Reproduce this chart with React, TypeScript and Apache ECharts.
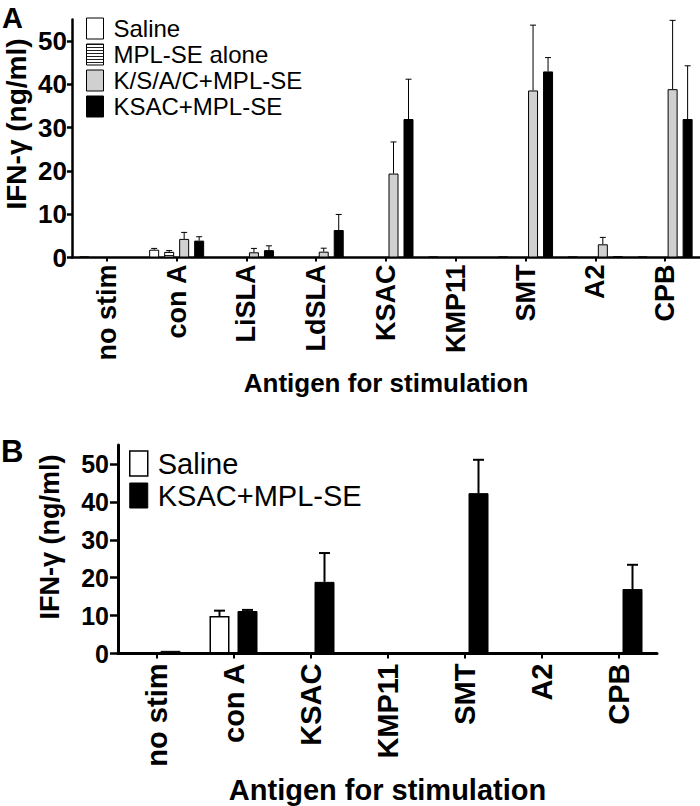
import React, { useEffect, useRef } from "react";
import * as echarts from "echarts";

// ---------- Panel A data ----------
const categoriesA = ["no stim", "con A", "LiSLA", "LdSLA", "KSAC", "KMP11", "SMT", "A2", "CPB"];
const salineA = [0.2, 1.8, 0, 0, 0, 0.2, 0.2, 0.2, 0.2];
const salineErrA = [0, 0.3, 0, 0, 0, 0, 0, 0, 0];
const mplAloneA = [0, 1.3, 0, 0, 0, 0, 0, 0, 0];
const mplAloneErrA = [0, 0.3, 0, 0, 0, 0, 0, 0, 0];
const ksacSepA = [0, 4.3, 1.2, 1.35, 19.4, 0, 38.6, 3.05, 38.9];
const ksacSepErrA = [0, 1.5, 0.9, 0.8, 7.3, 0, 15.1, 1.6, 15.9];
const ksacA = [0, 3.9, 1.7, 6.35, 32.0, 0, 43.0, 0.3, 32.0];
const ksacErrA = [0, 0.9, 1.0, 3.6, 9.2, 0, 3.2, 0, 12.3];

// ---------- Panel B data ----------
const categoriesB = ["no stim", "con A", "KSAC", "KMP11", "SMT", "A2", "CPB"];
const salineB = [0, 9.9, 0, 0, 0.2, 0, 0];
const salineErrB = [0, 1.4, 0, 0, 0, 0, 0];
const ksacB = [0.7, 11.2, 18.9, 0, 42.3, 0, 17.0];
const ksacErrB = [0, 0.3, 7.6, 0, 8.8, 0, 6.4];

const yTicks = [0, 10, 20, 30, 40, 50];

const FONT = "'Liberation Sans', Arial, Helvetica, sans-serif";

function makeHatch() {
  const c = document.createElement("canvas");
  c.width = 4;
  c.height = 3;
  const ctx = c.getContext("2d")!;
  ctx.fillStyle = "#ffffff";
  ctx.fillRect(0, 0, 4, 3);
  ctx.fillStyle = "#222222";
  ctx.fillRect(0, 0, 4, 1);
  return c;
}

function errSeries(name: string, vals: number[], errs: number[], xi: number, offset: number, capHalf: number, lw: number) {
  return {
    type: "custom",
    name,
    xAxisIndex: xi,
    yAxisIndex: xi,
    z: 5,
    silent: true,
    data: vals.map((v, i) => [i, v, errs[i]]),
    renderItem: (params: any, api: any) => {
      const i = api.value(0);
      const v = api.value(1);
      const e = api.value(2);
      if (!e) return null;
      const p0 = api.coord([i, v]);
      const p1 = api.coord([i, v + e]);
      const x = p0[0] + offset;
      const st = { stroke: "#000", lineWidth: lw, fill: null };
      return {
        type: "group",
        children: [
          { type: "line", shape: { x1: x, y1: p0[1], x2: x, y2: p1[1] }, style: st },
          { type: "line", shape: { x1: x - capHalf, y1: p1[1], x2: x + capHalf, y2: p1[1] }, style: st },
        ],
      };
    },
  };
}

export default function App() {
  const ref = useRef<HTMLDivElement>(null);
  useEffect(() => {
    if (!ref.current) return;
    const chart = echarts.init(ref.current, undefined, { renderer: "svg" });
    const hatch = { image: makeHatch(), repeat: "repeat" } as any;

    const whiteStyle = { color: "#ffffff", borderColor: "#000", borderWidth: 1 };
    const hatchStyle = { color: hatch, borderColor: "#000", borderWidth: 1 };
    const grayStyle = { color: "#d0d0d0", borderColor: "#000", borderWidth: 1 };
    const blackStyle = { color: "#000000", borderColor: "#000", borderWidth: 1 };

    const bwA = 10, gapA = 5, bwB = 20, gapB = 8;
    const offA = (k: number) => (k - 1.5) * (bwA + gapA);
    const offB = (k: number) => (k - 0.5) * (bwB + gapB);

    const axisCommon = (w: number) => ({
      axisLine: { show: true, lineStyle: { color: "#000", width: w } },
      splitLine: { show: false },
    });

    const option: any = {
      animation: false,
      backgroundColor: "#ffffff",
      textStyle: { fontFamily: FONT },
      grid: [
        { left: 72, top: 19.5, width: 628, height: 238 },
        { left: 118, top: 445, width: 539, height: 208.5 },
      ],
      xAxis: [
        {
          type: "category",
          gridIndex: 0,
          data: categoriesA,
          ...axisCommon(2.5),
          axisTick: { show: true, alignWithLabel: true, length: 4, lineStyle: { color: "#000", width: 2 } },
          axisLabel: { rotate: 90, fontSize: 27, fontWeight: "bold", color: "#000", margin: 7, fontFamily: FONT },
          name: "Antigen for stimulation",
          nameLocation: "middle",
          nameGap: 112,
          nameTextStyle: { fontSize: 26, fontWeight: "bold", color: "#000", fontFamily: FONT },
        },
        {
          type: "category",
          gridIndex: 1,
          data: categoriesB,
          ...axisCommon(3),
          axisTick: { show: true, alignWithLabel: true, length: 5, lineStyle: { color: "#000", width: 2 } },
          axisLabel: { rotate: 90, fontSize: 29, fontWeight: "bold", color: "#000", margin: 10, fontFamily: FONT },
          name: "Antigen for stimulation",
          nameLocation: "middle",
          nameGap: 122,
          nameTextStyle: { fontSize: 29, fontWeight: "bold", color: "#000", fontFamily: FONT },
        },
      ],
      yAxis: [
        {
          type: "value",
          gridIndex: 0,
          min: 0,
          max: 55,
          interval: 10,
          ...axisCommon(2.5),
          axisTick: { show: true, length: 5, customValues: yTicks, lineStyle: { color: "#000", width: 2.5 } },
          axisLabel: { fontSize: 26, fontWeight: "bold", color: "#000", margin: 5, customValues: yTicks, fontFamily: FONT },
        },
        {
          type: "value",
          gridIndex: 1,
          min: 0,
          max: 55,
          interval: 10,
          ...axisCommon(3),
          axisTick: { show: true, length: 8, customValues: yTicks, lineStyle: { color: "#000", width: 2.5 } },
          axisLabel: { fontSize: 25, fontWeight: "bold", color: "#000", margin: 9, customValues: yTicks, fontFamily: FONT },
        },
      ],
      legend: [
        {
          orient: "vertical",
          left: 86,
          top: 16.5,
          padding: 0,
          itemWidth: 17,
          itemHeight: 21,
          itemGap: 2,
          icon: "rect",
          selectedMode: false,
          textStyle: { fontSize: 24, color: "#000", padding: [0, 0, 0, 5], fontFamily: FONT },
          data: [
            { name: "Saline", itemStyle: whiteStyle },
            { name: "MPL-SE alone", itemStyle: hatchStyle },
            { name: "K/S/A/C+MPL-SE", itemStyle: grayStyle },
            { name: "KSAC+MPL-SE", itemStyle: blackStyle },
          ],
        },
        {
          orient: "vertical",
          left: 129,
          top: 449,
          padding: 0,
          itemWidth: 18,
          itemHeight: 25,
          itemGap: 3,
          icon: "rect",
          selectedMode: false,
          textStyle: { fontSize: 29, color: "#000", padding: [0, 0, 0, 5], fontFamily: FONT },
          data: [
            { name: "Saline", itemStyle: { color: "#fff", borderColor: "#000", borderWidth: 1.5 } },
            { name: "KSAC+MPL-SE", itemStyle: blackStyle },
          ],
        },
      ],
      series: [
        { type: "bar", name: "Saline", xAxisIndex: 0, yAxisIndex: 0, data: salineA, barWidth: bwA, barGap: "50%", itemStyle: whiteStyle },
        { type: "bar", name: "MPL-SE alone", xAxisIndex: 0, yAxisIndex: 0, data: mplAloneA, barWidth: bwA, barGap: "50%", itemStyle: hatchStyle },
        { type: "bar", name: "K/S/A/C+MPL-SE", xAxisIndex: 0, yAxisIndex: 0, data: ksacSepA, barWidth: bwA, barGap: "50%", itemStyle: grayStyle },
        { type: "bar", name: "KSAC+MPL-SE", xAxisIndex: 0, yAxisIndex: 0, data: ksacA, barWidth: bwA, barGap: "50%", itemStyle: blackStyle },
        errSeries("errA0", salineA, salineErrA, 0, offA(0), 3, 1),
        errSeries("errA1", mplAloneA, mplAloneErrA, 0, offA(1), 3, 1),
        errSeries("errA2", ksacSepA, ksacSepErrA, 0, offA(2), 3, 1),
        errSeries("errA3", ksacA, ksacErrA, 0, offA(3), 3, 1),
        { type: "bar", name: "Saline", xAxisIndex: 1, yAxisIndex: 1, data: salineB, barWidth: bwB, barGap: "40%", itemStyle: { color: "#fff", borderColor: "#000", borderWidth: 1.5 } },
        { type: "bar", name: "KSAC+MPL-SE", xAxisIndex: 1, yAxisIndex: 1, data: ksacB, barWidth: bwB, barGap: "40%", itemStyle: blackStyle },
        errSeries("errB0", salineB, salineErrB, 1, offB(0), 5.5, 2),
        errSeries("errB1", ksacB, ksacErrB, 1, offB(1), 5.5, 2),
      ],
      graphic: [
        { type: "text", left: 2, top: 3, style: { text: "A", font: `bold 29px ${FONT}`, fill: "#000" } },
        { type: "text", left: 1, top: 436, style: { text: "B", font: `bold 31px ${FONT}`, fill: "#000" } },
        {
          type: "text",
          x: 16,
          y: 124,
          rotation: Math.PI / 2,
          style: { text: "IFN-γ (ng/ml)", font: `bold 28px ${FONT}`, fill: "#000", align: "center", verticalAlign: "middle" },
        },
        {
          type: "text",
          x: 50,
          y: 537,
          rotation: Math.PI / 2,
          style: { text: "IFN-γ (ng/ml)", font: `bold 27px ${FONT}`, fill: "#000", align: "center", verticalAlign: "middle" },
        },
      ],
    };
    chart.setOption(option);
    return () => chart.dispose();
  }, []);
  return <div ref={ref} style={{ position: "absolute", left: 0, top: 0, width: 700, height: 806 }} />;
}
::::::::::
From the first line above through the line containing "import * as", copy everything exactly, without the pictures.

> CORRECT RESPONSE:
Reproduce this chart with React, TypeScript and Apache ECharts.
import React, { useEffect, useRef } from "react";
import * as echarts from "echarts";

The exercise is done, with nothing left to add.